What Motion says to introduce this is quite lovely, too. Oh, why not do everything out of order. Here goes. Same page:

Slowly but surely Larkin crushed Ruth’s happiness beneath his own worries, and when the new term began they were as unsure about their future as they had been before announcing their engagement. Reluctant to end it so soon, they resumed their semi-separate lives — Ruth in Malet Street, Larkin in Dixon Drive, where his self-pity soon erupted in a piece of free verse too rambling to call a poem, but too interesting for him to discard. He tore it out of his manuscript book but kept it among his other papers…

(16) Where they hung the jerk who invented work–
in the poems of Philip Larkin.

(17) Larkin is a rather unsavory man, to put it mildly–so unsavory that an English dept. grad student I ran into a few days ago told me that he uses Larkin’s essay, “On Jazz,” as an exemplar of how not to write jazz criticism, as well as how not to write, or think, period. (It’s apparently an extremely paternalistic and borderline racist text. I admit I have not yet read it, but I do trust this person’s assessment.)
As Motion says in the intro to the biography,

…each of us creates a highly personal version of his character to accompany his [Larkin’s] work.

which is, of course, true–I have the Larkin in my head, a very congenial man–and learning more about who he really was is slowly crushing the image of that congenial fellow. Larkin was no Cowper, I guess, is the best way to put it.

Reading the biography, however, is not crushing my affection for his poems, which cannot, I believe, be crushed, no matter how much I learn about his personality and politics. But I no longer wish, as I once did, that I had been able to meet him.

(18) I was watching the TMBG Birdhouse because I was watching the Pushing Daisies rendition of the same song, with Kristin Chenoweth and Ellen Greene, and I was watching that because I was watching “Suddenly Seymour” (one of the texts I teach in the musicals class) and got link-referred to Ellen Greene in another clip…
and there was a YT comments discussion about how Pushing Daisies had not been renewed but Scrubs had, et cetera, and they were bashing Scrubs, and I mistakenly believed at first that the commenting people were objecting to Scrubs‘s use of interpolated fantasy musical numbers, and perhaps even blaming Scrubs for popularizing a trend of such numbers (and for similar numbers appearing in PD) and I thought a larger point could be made about musical numbers in television shows, but then I realized it had nothing to do with that, but only to do with preferring one show over the other.

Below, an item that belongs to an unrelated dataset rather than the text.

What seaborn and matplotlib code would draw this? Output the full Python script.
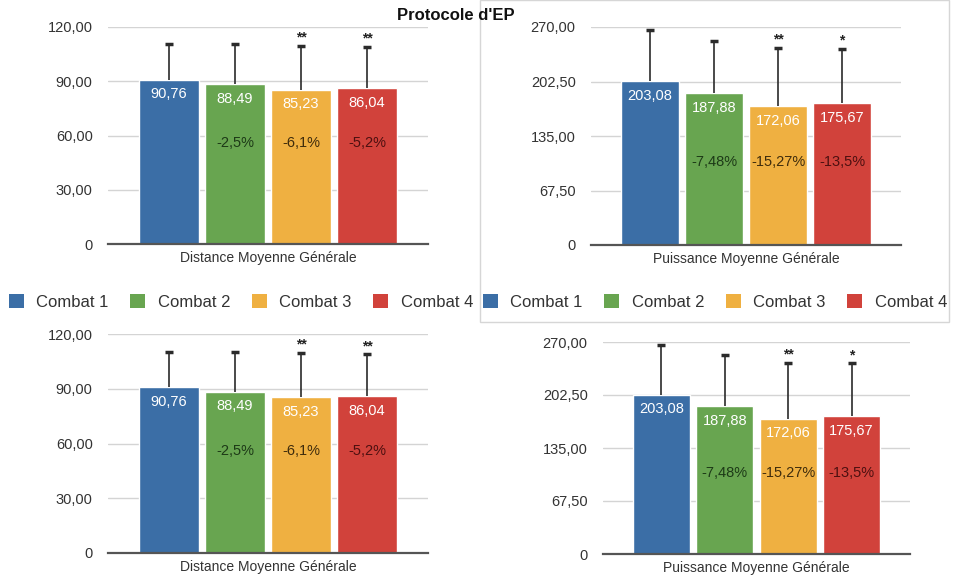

But I do think there is something to be said about fantasy musical numbers in television shows.

(19) Not to put too fine a point on it,
You’re the only bee in my bonnet–
Make a little birdhouse in your soul.

(20) Something also to be said about how, in the landscape of musical numbers within television shows (and films!), songs originated as “music” and songs originated as “theater” have equal currency. Everything’s available to be played in the jukebox, or performed by the TV show characters. This puts us in interesting mimetic situations, where lyrics that were never intended to be interpreted literally, or used to have a character achieve a dramatic objective, are suddenly implanted on characters…

Also something to be said about the ability to use voice-over in musical numbers in TV and film. My class found that very interesting.

(21) I’m your only friend,
I’m not your only friend,
but I’m your little glowing friend,
but really I’m not actually your friend,
but I am…

(22) Great example (in #21) of lyrics that have metrical features interposed by the music–features that the text alone, as lyrics, does not convey.
I also love the transfer of emphasis from one iteration to another of the phrase “only friend.” It’s a lot like that old drama exercise:
I love you.
I LOVE you.
I love YOU.

(23)…the canary by the outlet in the light switch
Who watches over you–
Make a little birdhouse in your soul.

(24) (pause)


(26) Should probably go to campus deal with laundry comment on twelve stories and four poems eat lunch return gear to DMC respond to some emails first.

(27) Also, this question of how to best punctuate page versions of lyrics that were clearly composed for oral performance and obviously just contain long strings of connected phrases.